Like a toothache or a bad case of gas, a visit to Canada by the British Royals can really spoil the day.
It’s quite enough having these aliens in our midst; worse is the clucking and fawning from monarchists and the media about the wonder of all things Royal.
What must be remembered here is that the Royals sit at the pinnacle of the British aristocracy, a pampered universe whose inhabitants, by accident of birth, might inherit a title or a fortune or, if they belong to the House of Windsor, become King or Queen of the United Kingdom and distant realms, Canada among them.

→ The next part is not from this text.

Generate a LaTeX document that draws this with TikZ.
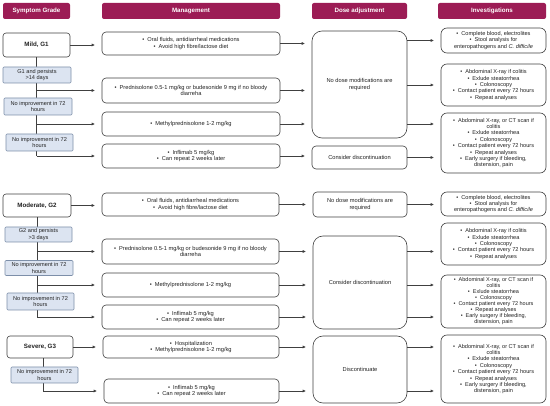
\documentclass[tikz,border=0pt]{standalone}
\usepackage{fontspec}
\setmainfont{Liberation Sans}
\usetikzlibrary{arrows.meta,calc}
\definecolor{maroon}{HTML}{9C1C55}
\definecolor{lblue}{HTML}{DCE4F1}
\definecolor{bblue}{HTML}{7D8FA9}
\definecolor{ln}{HTML}{404040}
\definecolor{txt}{HTML}{222222}
\newcommand{\bu}{\textbullet\hspace{3pt}}
\begin{document}
\begin{tikzpicture}[x=1pt,y=-1pt,
  hdr/.style={fill=maroon, rounded corners=2pt, text=white, font=\fontsize{6.2}{7}\selectfont\bfseries, inner sep=0pt},
  grade/.style={draw=ln, fill=white, rounded corners=3pt, line width=0.6pt, text=txt, font=\fontsize{6.2}{7}\selectfont\bfseries, inner sep=0pt},
  cond/.style={draw=bblue, fill=lblue, rounded corners=1pt, line width=0.6pt, text=txt, font=\fontsize{5.6}{6.3}\selectfont, align=center, inner sep=0pt},
  mbox/.style={draw=ln, fill=white, rounded corners=4pt, line width=0.6pt, text=txt, font=\fontsize{5.7}{6.6}\selectfont, align=center, inner sep=0pt},
  dbox/.style={mbox, rounded corners=10pt},
  ibox/.style={mbox, rounded corners=6pt, font=\fontsize{5.6}{6.4}\selectfont},
  lin/.style={draw=ln, line width=0.6pt},
  arr/.style={lin, -{Triangle[length=3pt,width=2.6pt]}, shorten >=7pt}
]
\useasboundingbox (0,0) rectangle (550,406);
% headers
\node[hdr, minimum width=67pt, minimum height=16pt] (hSG) at (36.5,11) {Symptom Grade};
\node[hdr, minimum width=178pt, minimum height=16pt] (hM) at (191,11) {Management};
\node[hdr, minimum width=95pt, minimum height=16pt] (hD) at (359.5,11) {Dose adjustment};
\node[hdr, minimum width=108pt, minimum height=16pt] (hI) at (492,11) {Investigations};
% grades
\node[grade, minimum width=67pt, minimum height=24pt] (mild) at (36.5,45) {Mild, G1};
\node[grade, minimum width=68pt, minimum height=23pt] (mod) at (37,205.5) {Moderate, G2};
\node[grade, minimum width=66pt, minimum height=22pt] (sev) at (40,347) {Severe, G3};
% management
\node[mbox, minimum width=178pt, minimum height=23pt] (m1) at (191,43.5) {\bu Oral fluids, antidiarrheal medications\\\bu Avoid high fibre/lactose diet};
\node[mbox, minimum width=178pt, minimum height=25pt] (m2) at (191,90.5) {\bu Prednisolone 0.5-1 mg/kg or budesonide 9 mg if no bloody\\diarreha};
\node[mbox, minimum width=178pt, minimum height=24pt] (m3) at (191,124) {\bu Methylprednisolone 1-2 mg/kg};
\node[mbox, minimum width=178pt, minimum height=24pt] (m4) at (191,156) {\bu Inflimab 5 mg/kg\\\bu Can repeat 2 weeks later};
\node[mbox, minimum width=177pt, minimum height=23pt] (m5) at (190.5,204.5) {\bu Oral fluids, antidiarrheal medications\\\bu Avoid high fibre/lactose diet};
\node[mbox, minimum width=177pt, minimum height=25pt] (m6) at (190.5,251.5) {\bu Prednisolone 0.5-1 mg/kg or budesonide 9 mg if no bloody\\diarreha};
\node[mbox, minimum width=177pt, minimum height=24pt] (m7) at (190.5,285) {\bu Methylprednisolone 1-2 mg/kg};
\node[mbox, minimum width=177pt, minimum height=24pt] (m8) at (190.5,317) {\bu Inflimab 5 mg/kg\\\bu Can repeat 2 weeks later};
\node[mbox, minimum width=176pt, minimum height=22pt] (m9) at (191,347) {\bu Hospitalization\\\bu Methylprednisolone 1-2 mg/kg};
\node[mbox, minimum width=175pt, minimum height=24pt] (m10) at (191.5,391) {\bu Inflimab 5 mg/kg\\\bu Can repeat 2 weeks later};
% dose
\node[dbox, minimum width=95pt, minimum height=107pt] (d1) at (359.5,84.5) {No dose modifications are\\required};
\node[mbox, minimum width=95pt, minimum height=23pt] (d2) at (359.5,157.5) {Consider discontinuation};
\node[mbox, minimum width=94pt, minimum height=25pt] (d3) at (360,204.5) {No dose modifications are\\required};
\node[dbox, minimum width=94pt, minimum height=93pt] (d4) at (360,282.5) {Consider discontinuation};
\node[dbox, minimum width=94pt, minimum height=67pt] (d5) at (360,369.5) {Discontinuate};
% investigations
\node[ibox, minimum width=105pt, minimum height=25pt] (i1) at (493.5,40.5) {\bu Complete blood, electrolites\\\bu Stool analysis for\\enteropathogens and \textit{C. difficile}};
\node[ibox, minimum width=105pt, minimum height=42pt] (i2) at (493.5,85) {\bu Abdominal X-ray if colitis\\\bu Exlude steatorrhea\\\bu Colonoscopy\\\bu Contact patient every 72 hours\\\bu Repeat analyses};
\node[ibox, minimum width=105pt, minimum height=60pt] (i3) at (493.5,143) {\bu Abdominal X-ray, or CT scan if\\colitis\\\bu Exlude steatorrhea\\\bu Colonoscopy\\\bu Contact patient every 72 hours\\\bu Repeat analyses\\\bu Early surgery if bleeding,\\distension, pain};
\node[ibox, minimum width=105pt, minimum height=24pt] (i4) at (493.5,204) {\bu Complete blood, electrolites\\\bu Stool analysis for\\enteropathogens and \textit{C. difficile}};
\node[ibox, minimum width=105pt, minimum height=42pt] (i5) at (493.5,244) {\bu Abdominal X-ray if colitis\\\bu Exlude steatorrhea\\\bu Colonoscopy\\\bu Contact patient every 72 hours\\\bu Repeat analyses};
\node[ibox, minimum width=105pt, minimum height=53pt, font=\fontsize{5.5}{6.0}\selectfont] (i6) at (493.5,301.5) {\bu Abdominal X-ray, or CT scan if\\colitis\\\bu Exlude steatorrhea\\\bu Colonoscopy\\\bu Contact patient every 72 hours\\\bu Repeat analyses\\\bu Early surgery if bleeding,\\distension, pain};
\node[ibox, minimum width=105pt, minimum height=68pt] (i7) at (493.5,369) {\bu Abdominal X-ray, or CT scan if\\colitis\\\bu Exlude steatorrhea\\\bu Colonoscopy\\\bu Contact patient every 72 hours\\\bu Repeat analyses\\\bu Early surgery if bleeding,\\distension, pain};
% trunks and connectors, section 1
\draw[lin] (mild.south) -- (mild.south |- m4.west);
\draw[arr] (mild.east) -- (mild.east -| m1.west);
\draw[arr] (mild.south |- m2.west) -- (m2.west);
\draw[arr] (mild.south |- m3.west) -- (m3.west);
\draw[arr] (mild.south |- m4.west) -- (m4.west);
% section 2
\draw[lin] (mod.south) -- (mod.south |- m8.west);
\draw[arr] (mod.east) -- (mod.east -| m5.west);
\draw[arr] (mod.south |- m6.west) -- (m6.west);
\draw[arr] (mod.south |- m7.west) -- (m7.west);
\draw[arr] (mod.south |- m8.west) -- (m8.west);
% section 3
\draw[lin] ([xshift=3pt]sev.south) -- ([xshift=3pt]sev.south |- m10.west);
\draw[arr] (sev.east) -- (sev.east -| m9.west);
\draw[arr] ([xshift=3pt]sev.south |- m10.west) -- (m10.west);
% management -> dose
\draw[arr] (m1.east) -- (m1.east -| d1.west);
\draw[arr] (m2.east) -- (m2.east -| d1.west);
\draw[arr] (m3.east) -- (m3.east -| d1.west);
\draw[arr] (m4.east) -- (m4.east -| d2.west);
\draw[arr] (m5.east) -- (m5.east -| d3.west);
\draw[arr] (m6.east) -- (m6.east -| d4.west);
\draw[arr] (m7.east) -- (m7.east -| d4.west);
\draw[arr] (m8.east) -- (m8.east -| d4.west);
\draw[arr] (m9.east) -- (m9.east -| d5.west);
\draw[arr] (m10.east) -- (m10.east -| d5.west);
% dose -> investigations
\draw[arr] (d1.east |- i1.west) -- (i1.west);
\draw[arr] (d1.east |- i2.west) -- (i2.west);
\draw[arr] (d1.east |- m3.east) -- (i3.west |- m3.east);
\draw[arr] (d2.east) -- (d2.east -| i3.west);
\draw[arr] (d3.east) -- (d3.east -| i4.west);
\draw[arr] (d4.east |- m6.east) -- (i5.west |- m6.east);
\draw[arr] (d4.east |- m7.east) -- (i6.west |- m7.east);
\draw[arr] (d4.east |- m8.east) -- (i6.west |- m8.east);
\draw[arr] (d5.east |- m9.east) -- (i7.west |- m9.east);
\draw[arr] (d5.east |- m10.east) -- (i7.west |- m10.east);
% condition boxes (drawn over the trunks)
\node[cond, minimum width=68pt, minimum height=16pt] (g1p) at (37,75) {G1 and persists\\>14 days};
\node[cond, minimum width=68pt, minimum height=17pt] (ni1) at (38,106.5) {No improvement in 72\\hours};
\node[cond, minimum width=67pt, minimum height=17pt] (ni2) at (39.5,142.5) {No improvement in 72\\hours};
\node[cond, minimum width=67pt, minimum height=15pt] (g2p) at (38.5,234.5) {G2 and persists\\>3 days};
\node[cond, minimum width=68pt, minimum height=15pt] (ni3) at (39,268) {No improvement in 72\\hours};
\node[cond, minimum width=67pt, minimum height=17pt] (ni4) at (40.5,301.5) {No improvement in 72\\hours};
\node[cond, minimum width=67pt, minimum height=16pt] (ni5) at (44.5,375) {No improvement in 72\\hours};
\end{tikzpicture}
\end{document}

There is no requirement here for accomplishment or achievement. There is no recognition of merit. This is a genetic crap shoot, a fluke lottery that requires nothing more of the winners than that they be born. And it’s open only to the progeny of the Windsors. There are no seats at the lucky lottery table for those with last names like O’Callaghan, Cohen, Khan, Wong or Mohamed (good Canadian names all).
It is long past time for Canada to break with this spavined institution. It is long past time for Canadians to stop bowing and scraping in front of foreigners. We need to devise and implement a system that allows us to choose our own head of state — someone who symbolizes Canadian ideals of hard work, merit, diversity and equality of opportunity. Someone who lives on Canadian soil. Someone who is free of archaic ties to class, entitlement, ethnic privilege and official religion.
Happily there is no shortage of worthy Canadians to fill the office. Our country abounds with women and men of dignity, compassion, intelligence and accomplishment who would make a fine head of state. We just have to get on with it.
Realistically, this cannot be accomplished by next July when we celebrate our 150th birthday. But it is certainly possible to have a procedure in place by the time Queen Elizabeth passes on. She is now 90. The Queen Mother lived to 101, and Elizabeth appears likely to hit the century mark as well. That gives us a decade or perhaps more to select a Canadian head of state and, at long last, fully secure our independence, something we will not do until we break with the British Throne. To paraphrase Charles de Gaulle, Vive le Canada libre.